Which Xbox Series X|S games have ray tracing?
Ray tracing can take a game’s graphics to a whole new level.
The Xbox Series X|S supports a graphics technology called ray tracing, which essentially simulates how light naturally behaves inside the game environment. That makes for more realistic visuals, but it was too much for earlier consoles to handle.
The custom AMD silicon inside the Xbox Series X|S has enough power to enable the use of this new tech, but we all know technical performance doesn’t mean anything if there aren’t any games to take advantage of it.
It has to be enabled by the game developers, so how many have actually added it into their games so far?
So, which games can you play in ray-traced glory on Xbox Series X|S?
Short answer: It’s a short list.
If you are looking to take full advantage of your Xbox Series X or S, you’ll want to know which games have ray tracing.

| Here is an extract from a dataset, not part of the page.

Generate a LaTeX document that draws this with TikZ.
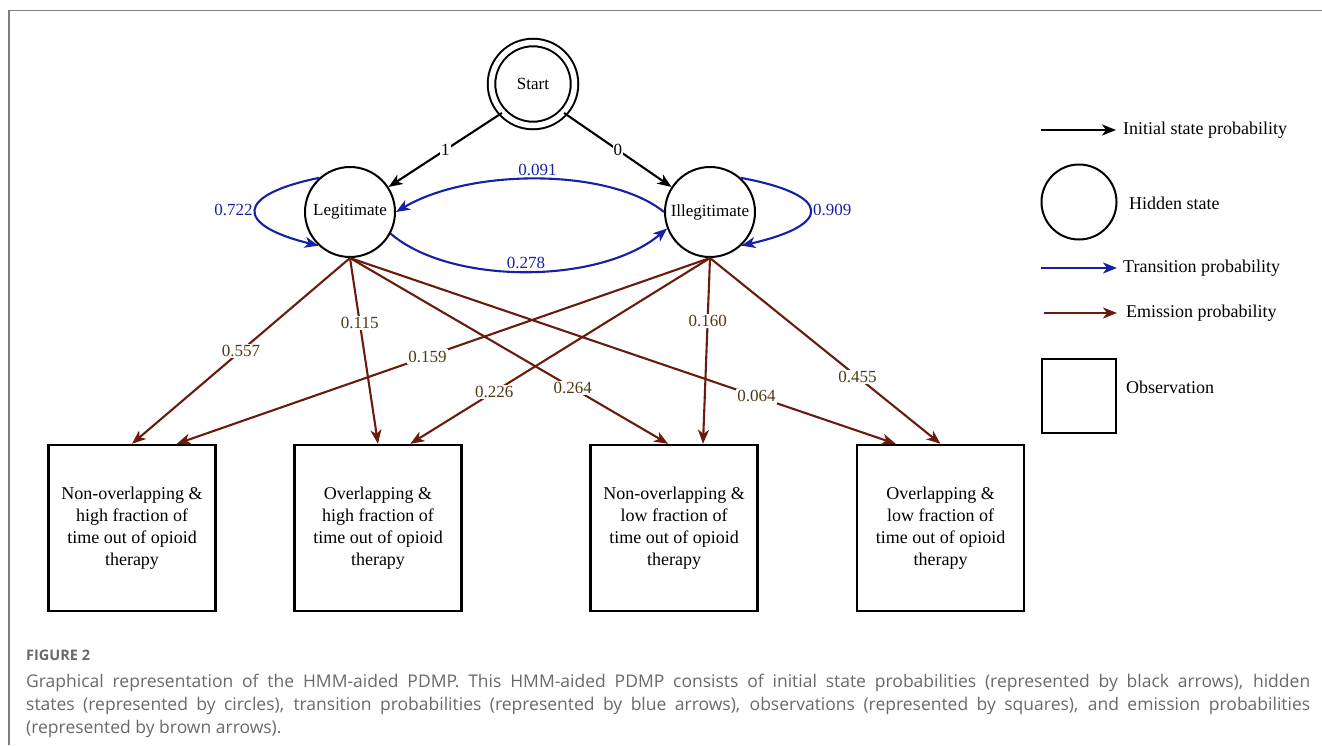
\documentclass[tikz,border=0pt]{standalone}
\usepackage{fontspec}
\setmainfont{Liberation Serif}
\newfontfamily\capfont{Open Sans}
\usetikzlibrary{arrows.meta}

\definecolor{transblue}{RGB}{22,32,165}
\definecolor{emitbrown}{RGB}{105,28,12}
\definecolor{emitlabel}{RGB}{80,58,22}
\definecolor{capgray}{RGB}{105,105,105}
\definecolor{framegray}{RGB}{125,125,125}

\begin{document}
\begin{tikzpicture}[x=1pt,y=-1pt]
\useasboundingbox (0,0) rectangle (1322,745);

\tikzstyle{state} = [circle, draw, line width=2pt, minimum size=90pt, inner sep=1pt, font=\fontsize{17}{20}\selectfont]
\tikzstyle{obsbox} = [rectangle, draw, line width=2.4pt, minimum width=167pt, minimum height=166pt, inner sep=0pt, align=center, font=\fontsize{18}{22}\selectfont]
\tikzstyle{initarrow} = [draw=black, line width=2.1pt, -{Stealth[length=14pt,width=11pt,inset=4pt]}]
\tikzstyle{transarrow} = [draw=transblue, line width=2.1pt, -{Stealth[length=14pt,width=11pt,inset=4pt]}]
\tikzstyle{emitarrow} = [draw=emitbrown, line width=2.1pt, -{Stealth[length=14pt,width=11pt,inset=4pt]}]
\tikzstyle{initlabel} = [fill=white, inner sep=1pt, font=\fontsize{17}{20}\selectfont]
\tikzstyle{translabel} = [text=transblue, inner sep=2pt, font=\fontsize{17}{20}\selectfont]
\tikzstyle{emitlbl} = [fill=white, text=emitlabel, inner sep=1.5pt, font=\fontsize{17}{20}\selectfont]
\tikzstyle{keytext} = [anchor=west, inner sep=0pt, font=\fontsize{18}{22}\selectfont]

% frame of the figure
\draw[framegray, line width=1.2pt] (9,745) -- (9,10.5) -- (1322,10.5);

% Start and hidden states
\node[state, double, double distance=5.5pt, minimum size=83pt] (start) at (533,84) {Start};
\node[state] (leg) at (350,212) {Legitimate};
\node[state] (ill) at (710,212) {Illegitimate};

% Observations
\node[obsbox] (o1) at (132,528) {Non-overlapping \&\\high fraction of\\time out of opioid\\therapy};
\node[obsbox] (o2) at (378,528) {Overlapping \&\\high fraction of\\time out of opioid\\therapy};
\node[obsbox] (o3) at (674,528) {Non-overlapping \&\\low fraction of\\time out of opioid\\therapy};
\node[obsbox] (o4) at (940.5,528) {Overlapping \&\\low fraction of\\time out of opioid\\therapy};

% initial state probabilities
\draw[initarrow] (start.223) -- (leg.33) node[initlabel, pos=0.5] {1};
\draw[initarrow] (start.317) -- (ill.147) node[initlabel, pos=0.5] {0};

% transition probabilities
\draw[transarrow] (leg.132) .. controls (235,195) and (234,225) .. (leg.227) node[translabel, pos=0.5, left] {0.722};
\draw[transarrow] (ill.48) .. controls (833,195) and (833,225) .. (ill.313) node[translabel, pos=0.5, right] {0.909};
\draw[transarrow] (ill.west) .. controls (610,168) and (470,168) .. (leg.east) node[translabel, pos=0.5, above] {0.091};
\draw[transarrow] (leg.-28) .. controls (450,285) and (600,285) .. (ill.201) node[translabel, pos=0.5, above] {0.278};

% emission probabilities
\foreach \from/\to/\p/\lbl in {leg/o1.north/0.5/0.557, leg/o2.north/0.35/0.115, leg/o3.94/0.7/0.264, leg/o4.118/0.745/0.064,
  ill/o1.62/0.53/0.159, ill/o2.69/0.72/0.226, ill/o3.71/0.34/0.160, ill/o4.north/0.64/0.455}
\draw[emitarrow] (\from.south) -- (\to) node[emitlbl, pos=\p] {\lbl};

% legend
\coordinate (k1a) at (1041,130);
\coordinate (k1b) at (1116,130);
\draw[initarrow] (k1a) -- (k1b);
\node[keytext] (k1t) at (1123,130) {Initial state probability};
\node[state, minimum size=75pt] (k2) at (1079,202) {};
\node[keytext] (k2t) at (1129,203) {Hidden state};
\coordinate (k3a) at (1041,268);
\coordinate (k3b) at (1117,268);
\draw[transarrow] (k3a) -- (k3b);
\node[keytext] (k3t) at (1123,268) {Transition probability};
\coordinate (k4a) at (1044,313);
\coordinate (k4b) at (1117,313);
\draw[emitarrow] (k4a) -- (k4b);
\node[keytext] (k4t) at (1126,313) {Emission probability};
\node[obsbox, minimum width=74pt, minimum height=74pt] (k5) at (1079,396) {};
\node[keytext] (k5t) at (1126,387) {Observation};

% caption
\node[anchor=west, inner sep=0pt, text=capgray, font=\capfont\bfseries\fontsize{14.5}{16}\selectfont] (capfig) at (26,655) {FIGURE 2};
\node[anchor=north west, inner sep=0pt, text width=1284pt, align=justify, text=capgray, font=\capfont\fontsize{17.5}{23}\selectfont] (capbody) at (26,674)
  {Graphical representation of the HMM-aided PDMP. This HMM-aided PDMP consists of initial state probabilities (represented by black arrows), hidden\linebreak
   states (represented by circles), transition probabilities (represented by blue arrows), observations (represented by squares), and emission probabilities\linebreak
   (represented by brown arrows).};

\end{tikzpicture}
\end{document}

Here are all the current Xbox Series X|S games that support ray tracing:
- Bright Memory: Infinite
- Call of Duty: Black Ops Cold War
- Call of the Sea
- Chorus: Rise as One
- Control: Ultimate Edition
- Cyberpunk 2077
- Devil May Cry 5 Special Edition (Xbox Series X only)
- DOOM Eternal (Xbox Series X only)
- Fortnite (Xbox Series X only)
- Forza Motorsport
- Gears 5 (software ray tracing)
- Resident Evil: Village
- Halo Infinite (announced)
Software vs hardware-accelerated ray tracing
Here’s the thing – ray tracing isn’t a new technology. It’s been around since 1969 when Arthur Appel coined the phrase while working at IBM.
Think of light in the real world. Everything you see is because of light rays bouncing off them, and into your eyes. If you could trace every individual light ray back to its source, that’s ray tracing.
What is new is being able to do it in real-time, as it’s a very resource-intensive process.
Think of almost every movie you’ve seen since the 70s that had some level of computer special effects in it. Chances are those used ray tracing, and the computation for it was done offline, taking hours per frame of footage.
It wasn’t until the latest generations of computer graphics cards and consoles that hardware-accelerated, real-time ray tracing was possible.
Some video games, like Gears 5, use software-based ray tracing so the feature can work on any hardware. Some, like Metro: Exodus, need hardware like Nvidia’s RT and Tensor cores.
Ray tracing is here to stay
Now that the Xbox Series X|S supports ray tracing, as well as the current generation of graphics cards for PC, expect this list to grow. We’ll periodically update the list as we hear of more games that include the tech.